With both my students and colleagues I find myself demonstrating the very attributes of designerly thinking that designers and design researchers have advocated for decades (ad nauseum): divergent and convergent thinking; thinking holistically and diving into the details; building conceptual and artefactual prototypes; thinking systemically; amplifying messages or ideas; and asking questions.

How can I do this? Or how can I continue to do this? How am I able to read – in one week – James Lovelock’s Novacene, Wes Sharrock and Rupert Read’s Kuhn: Philosopher of Scientific Revolution, and Nachiro Matsumura’s Shi-ka-ke: the Japanese Art of Shaping Behaviour Through Design (and many other texts it must be said) and then jump to a concern about how my drawing of a concept (Earth, Solar Energy, the Commons) may or may not encourage a non-artist to try using visual methods to express their research ideas?

As an academic in design I’m often asked to see if I can ‘facilitate’ a generative session with [insert stakeholder group here]. But I don’t just facilitate. I design. I design learning. I design experiences. And I read. I deep-dive into theory. I read about designing regenerative cultures (Daniel Christian Wahl) and James Meek’s excellent account of wind turbine production in the London Review of Books, and swing from Gaia theory to Taylorism, Noongar culture to Tim Parks’ fictional account of life in an Italian university. I confess I have an insatiable hunger for knowledge and a broad and varied reading list every day and week (the LRB has become a staple ‘leisure’ read; design theory, history and criticism my go-to midweek textbooks; journals galore on specific topics related to my teaching and research in a given week; The Guardian, Meanjin and Griffith Review (for an Australian perspective) to take me out of my design bubble. Throw in the new texts that come to light (or may be helpful for future postgrad units) and pretty much all the major publishers get a look in!

Occasionally, this volume of reading, thinking, writing, designing, talking and listening (I forgot the excellent podcasts I listen to including Jarrett Fuller’s excellent Scratching the Surface and Cory Doctorow’s Craphound) surely raises the questions why? and how? Surely this shows a chaotic and distracted mind? ( I really have left off a whole list of podcasts, magazines coming from the Stack magazine service and new printed and ebook texts I’ve acquired the last few months). Well, yes – and no.

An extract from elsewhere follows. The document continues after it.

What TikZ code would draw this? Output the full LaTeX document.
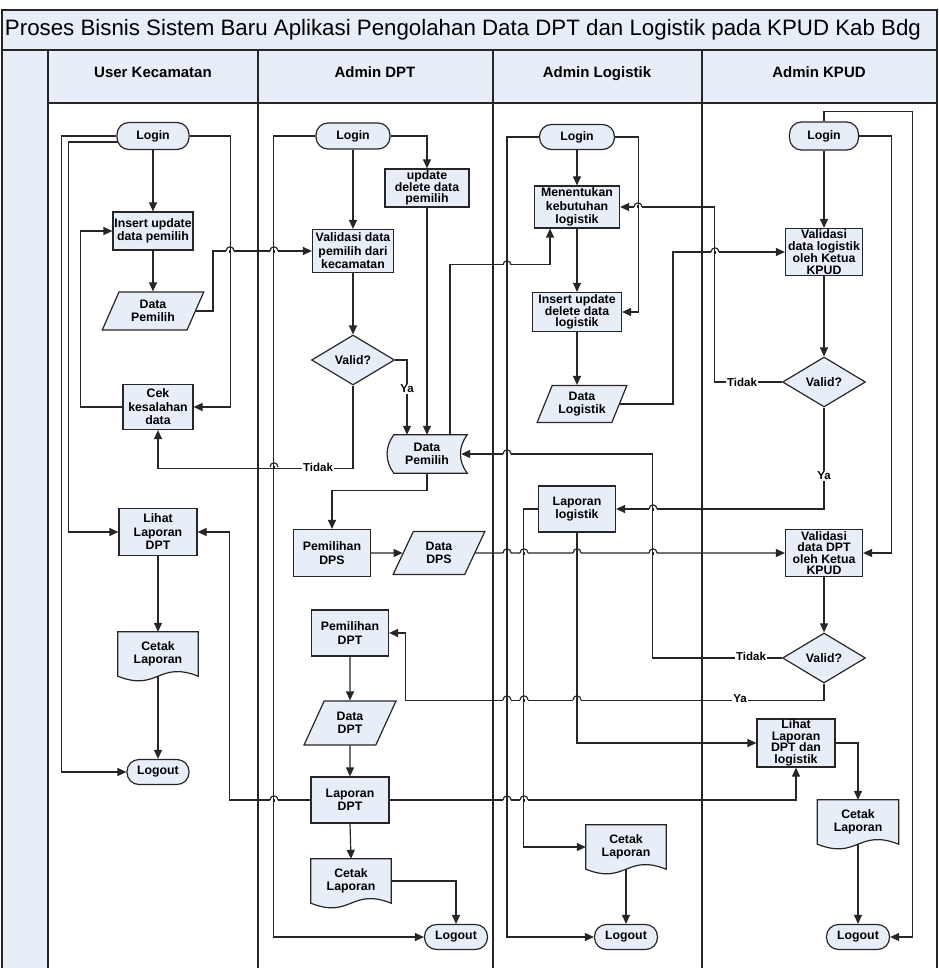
\documentclass[tikz,border=0pt]{standalone}
\usepackage{fontspec}
\setmainfont{Liberation Sans}
\usepackage{xcolor}
\definecolor{kpuBlue}{HTML}{E8EEF8}
\definecolor{kpuLine}{HTML}{262626}
\usetikzlibrary{arrows.meta,shapes.geometric,backgrounds,calc}

\tikzset{
  wh/.style 2 args={minimum width=#1pt, minimum height=#2pt},
  fcbox/.style={draw=kpuLine, line width=1.2pt, fill=kpuBlue, align=center, inner sep=1pt,
    font=\fontsize{12.3}{13.5}\selectfont\bfseries},
  proc/.style={fcbox, rectangle},
  term/.style={fcbox, rectangle, rounded corners=12pt},
  io/.style={fcbox, trapezium, trapezium left angle=65, trapezium right angle=115,
    trapezium stretches=true},
  dec/.style={fcbox, diamond, minimum width=83pt, minimum height=50pt},
  txtonly/.style={align=center, inner sep=1pt, font=\fontsize{12.3}{13.5}\selectfont\bfseries},
  tight/.style={font=\fontsize{12.3}{11.5}\selectfont\bfseries},
  link/.style={draw=kpuLine, line width=1.2pt},
  flow/.style={link, -{Triangle[length=9pt,width=8pt]}},
  lbl/.style={fill=white, inner sep=1pt, font=\fontsize{11.5}{12}\selectfont\bfseries},
  lane/.style={draw=kpuLine, line width=1.5pt},
  hdr/.style={font=\fontsize{15}{17}\selectfont\bfseries, anchor=base},
}

% little bump where a horizontal connector jumps over a vertical one
\newcommand{\linehop}[2]{%
  \fill[white] ({#1-4},{#2-1.2}) rectangle ({#1+4},{#2+1.2});
  \draw[link] (#1,{#2-1.5}) -- (#1,{#2+1.5});
  \draw[link] ({#1-4},#2) .. controls ({#1-4},{#2-5.5}) and ({#1+4},{#2-5.5}) .. ({#1+4},#2);}

% document symbol (wavy bottom) round a named node
\newcommand{\docshape}[1]{%
  \begin{scope}[on background layer]
    \draw[link, fill=kpuBlue] (#1.north west) -- (#1.north east) -- (#1.south east)
      .. controls ($(#1.south)+(0,-16)$) and ($(#1.south)+(0,16)$) .. (#1.south west) -- cycle;
  \end{scope}}

% stored data symbol round a named node
\newcommand{\storeshape}[1]{%
  \begin{scope}[on background layer]
    \draw[link, fill=kpuBlue] ([xshift=7pt]#1.north west) -- (#1.north east)
      .. controls ($(#1.north east)+(-9,12)$) and ($(#1.south east)+(-9,-12)$) .. (#1.south east)
      -- ([xshift=7pt]#1.south west)
      .. controls ($(#1.south west)+(-2,-12)$) and ($(#1.north west)+(-2,12)$) .. ([xshift=7pt]#1.north west)
      -- cycle;
  \end{scope}}

\begin{document}
\begin{tikzpicture}[x=1pt, y=-1pt]
  \useasboundingbox (0,0) rectangle (938,968);
  % ---- frame, title and lanes ----
  \fill[kpuBlue] (2,10) rectangle (937,103);
  \fill[kpuBlue] (2,103) rectangle (48,975);
  \draw[lane] (2,10) rectangle (937,975);
  \draw[lane] (2,50) -- (937,50);
  \draw[lane] (48,103) -- (937,103);
  \foreach \xl in {48,258,493,702}
    \draw[lane] (\xl,50) -- (\xl,975);
  \node[font=\fontsize{22.3}{24}\selectfont] (title) at (463,30)
    {Proses Bisnis Sistem Baru Aplikasi Pengolahan Data DPT dan Logistik pada KPUD Kab Bdg};
  \node[hdr] (hUser) at (153,78) {User Kecamatan};
  \node[hdr] (hDpt)  at (375,78) {Admin DPT};
  \node[hdr] (hLog)  at (597,78) {Admin Logistik};
  \node[hdr] (hKpud) at (819,78) {Admin KPUD};

  % ---- lane: User Kecamatan ----
  \node[term, wh={72}{27}] (log1) at (153,136) {Login};
  \node[proc, wh={80}{38}] (ins1) at (153,231) {Insert update\\data pemilih};
  \node[io, wh={102}{38}] (dpem1) at (153,311) {Data\\Pemilih};
  \node[proc, wh={70}{45}] (cek) at (158,407) {Cek\\kesalahan\\data};
  \node[proc, wh={78}{47}] (lihat1) at (158,532) {Lihat\\Laporan\\DPT};
  \node[txtonly, wh={80}{44}] (cetak1) at (158,654) {Cetak\\Laporan};
  \docshape{cetak1}
  \node[term, wh={62}{25}] (logout1) at (158,772) {Logout};

  % ---- lane: Admin DPT ----
  \node[term, wh={74}{26}] (log2) at (353,136) {Login};
  \node[proc, tight, wh={84}{38}] (upd2) at (427,188) {update\\delete data\\pemilih};
  \node[proc, wh={81}{43}] (val2) at (353,251) {Validasi data\\pemilih dari\\kecamatan};
  \node[dec] (vq2) at (353,360) {Valid?};
  \node[txtonly, wh={80}{38}] (dpem2) at (427,454) {Data\\Pemilih};
  \storeshape{dpem2}
  \node[proc, wh={77}{47}] (dps) at (332,553) {Pemilihan\\DPS};
  \node[io, wh={92}{43}] (ddps) at (439,553) {Data\\DPS};
  \node[proc, wh={77}{46}] (pdpt) at (350,633) {Pemilihan\\DPT};
  \node[io, wh={92}{44}] (ddpt) at (350,723) {Data\\DPT};
  \node[proc, wh={78}{46}] (lap2) at (350,800) {Laporan\\DPT};
  \node[txtonly, wh={80}{44}] (cetak2) at (351,881) {Cetak\\Laporan};
  \docshape{cetak2}
  \node[term, wh={63}{25}] (logout2) at (456,937) {Logout};

  % ---- lane: Admin Logistik ----
  \node[term, wh={75}{25}] (log3) at (577,137) {Login};
  \node[proc, wh={85}{42}] (men) at (577,207) {Menentukan\\kebutuhan\\logistik};
  \node[proc, tight, wh={89}{39}] (ins3) at (577,312) {Insert update\\delete data\\logistik};
  \node[io, wh={90}{37}] (dlog) at (582,404) {Data\\Logistik};
  \node[proc, wh={77}{46}] (laplog) at (577,509) {Laporan\\logistik};
  \node[txtonly, wh={80}{44}] (cetak3) at (626,847) {Cetak\\Laporan};
  \docshape{cetak3}
  \node[term, wh={63}{25}] (logout3) at (626,937) {Logout};

  % ---- lane: Admin KPUD ----
  \node[term, wh={69}{28}] (log4) at (824,136) {Login};
  \node[proc, tight, wh={77}{47}] (vlog) at (824,252) {Validasi\\data logistik\\oleh Ketua\\KPUD};
  \node[dec] (vq4a) at (824,382) {Valid?};
  \node[proc, tight, wh={77}{47}] (vdpt) at (824,553) {Validasi\\data DPT\\oleh Ketua\\KPUD};
  \node[dec] (vq4b) at (824,658) {Valid?};
  \node[proc, tight, wh={78}{46}] (lihat4) at (796,743) {Lihat\\Laporan\\DPT dan\\logistik};
  \node[txtonly, wh={81}{44}] (cetak4) at (858,822) {Cetak\\Laporan};
  \docshape{cetak4}
  \node[term, wh={63}{25}] (logout4) at (858,937) {Logout};

  % ---- connectors: User Kecamatan ----
  \draw[flow] (log1.south) -- (ins1.north);
  \draw[flow] (ins1.south) -- (ins1.south |- dpem1.north);
  \draw[flow] (log1.east) -- ++(41,0) |- (cek.east);
  \draw[flow] (log1.west) -- ++(-55,0) |- (logout1.west);
  \draw[flow] ([xshift=2pt,yshift=-6pt]log1.west) -- ++(-50,0) |- (lihat1.west);
  \draw[flow] (cek.west) -- ++(-42,0) |- (ins1.west);
  \draw[flow] (dpem1.east) -- ++(17,0) |- (val2.west);
  \draw[flow] (lihat1.south) -- (cetak1.north);
  \draw[flow] (cetak1.south) -- (logout1.north);
  % ---- connectors: Admin DPT ----
  \draw[flow] (log2.south) -- (val2.north);
  \draw[flow] (log2.east) -| (upd2.north);
  \draw[flow] (log2.west) -- ++(-42,0) |- (logout2.west);
  \draw[flow] (val2.south) -- (vq2.north);
  \draw[flow] (vq2.east) -| ([xshift=-20pt]dpem2.north);
  \draw[flow] (upd2.south) -- (dpem2.north);
  \draw[flow] (vq2.south) -- ++(0,82.5) -| (cek.south);
  \draw[flow] ([xshift=23pt]dpem2.north) -- ++(0,-170) -| ([xshift=-27pt]men.south);
  \draw[flow] (dpem2.south) -- ++(0,17) -| (dps.north);
  \draw[flow] (dps.east) -- (ddps.west);
  \draw[flow] (ddps.east) -- (vdpt.west);
  \draw[flow] (pdpt.south) -- (ddpt.north);
  \draw[flow] (ddpt.south) -- (lap2.north);
  \draw[flow] (lap2.south) -- (cetak2.north);
  \draw[flow] (lap2.west) -- ++(-81,0) |- (lihat1.east);
  \draw[flow] (lap2.east) -| (lihat4.south);
  \draw[flow] (cetak2.east) -| (logout2.north);
  % ---- connectors: Admin Logistik ----
  \draw[flow] (log3.south) -- (men.north);
  \draw[flow] (men.south) -- (ins3.north);
  \draw[flow] (ins3.south) -- (ins3.south |- dlog.north);
  \draw[flow] (log3.east) -- ++(23.5,0) |- (ins3.east);
  \draw[flow] (log3.west) -- ++(-32,0) |- (logout3.west);
  \draw[flow] (dlog.east) -| ([xshift=-112pt]vlog.west) -- (vlog.west);
  \draw[flow] (laplog.west) -- ++(-14.5,0) |- (cetak3.west);
  \draw[flow] (laplog.south) |- (lihat4.west);
  \draw[flow] (cetak3.south) -- (logout3.north);
  % ---- connectors: Admin KPUD ----
  \draw[flow] (log4.north) -- ++(0,-10) -| ([xshift=22pt]logout4.east) -- (logout4.east);
  \draw[flow] (log4.east) -| ([xshift=28.5pt]vdpt.east) -- (vdpt.east);
  \draw[flow] (log4.south) -- (vlog.north);
  \draw[flow] (vlog.south) -- (vq4a.north);
  \draw[flow] (vq4a.west) -- ++(-67.5,0) |- (men.east);
  \draw[flow] (vq4a.south) |- (laplog.east);
  \draw[flow] (vdpt.south) -- (vq4b.north);
  \draw[flow] (vq4b.west) -- ++(-129.5,0) |- ([xshift=-6pt]dpem2.east);
  \draw[flow] (vq4b.south) -- ++(0,17) -| ([xshift=16.5pt]pdpt.east) -- (pdpt.east);
  \draw[flow] (lihat4.east) -| (cetak4.north);
  \draw[flow] (cetak4.south) -- (logout4.north);

  % line jumps
  \foreach \hx/\hy in {230/251, 274/251, 507/265, 274/467, 638/207, 715/252,
                       507/454, 653/509, 507/553, 524/553, 577/553, 653/553,
                       507/700, 524/700, 577/700, 274/800, 507/800, 524/800}
    \linehop{\hx}{\hy};

  % branch labels
  \node[lbl] (tdkA) at (318,467) {Tidak};
  \node[lbl] (yaA)  at (407,389) {Ya};
  \node[lbl] (tdkB) at (742,382) {Tidak};
  \node[lbl] (yaB)  at (824,476) {Ya};
  \node[lbl] (tdkC) at (751,656) {Tidak};
  \node[lbl] (yaC)  at (740,699) {Ya};
\end{tikzpicture}
\end{document}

A few years ago I was fortunate enough to meet Alan Wilson who was then – I think – Chair of the Arts & Humanities Research Council in the UK. He authored a book called Knowledge Power: Interdisciplinary Education for a Complex World which outlines a framework for university education that acknowledges that a fundamental understanding of principles across disciplines in science, technology and the humanities will prepare us better for the future. So too, Ronald Barnett’s Realizing the University in an age of supercomplexity has shaped my interest in making sense of a chaotic world. Barnett taught me a couple of times when I studied briefly at UCL for my Postgrad Cert in Higher & Professional Education (PGCE).

Like other authors who have inspired me on a lifelong journey of learning and designing (Richard Buckminster-Fuller, Stewart Brand, Bruno Latour amongst many others), Wilson and Barnett’s interest in human knowledge and planetary futures remind us that the university of the 21st century is still – despite our overwhelming immersion into the liquid world of social media, misinformation and prejudice – the place to develop new ideas, critique the past and present, and shape better futures. Add in the generative capability of design – the ability to make sense both for ourselves and others – and you begin to get a better sense of the everyday life of a designer-academic.

‘Things’ still get designed. But with a lot more thought than ever before. Sketching ideas and making connections on paper still takes place as a form of practice. As does curating the human universe of ideas for peers and students. I wouldn’t want to be anywhere else.

Notes

1 Defining the year ‘dot’ – the beginning of the ‘design’ – is itself thwart with practical and philosophical problems. It is also the wrong question. Our challenge isn’t to ask ‘when’ but ‘how’ and ‘why’?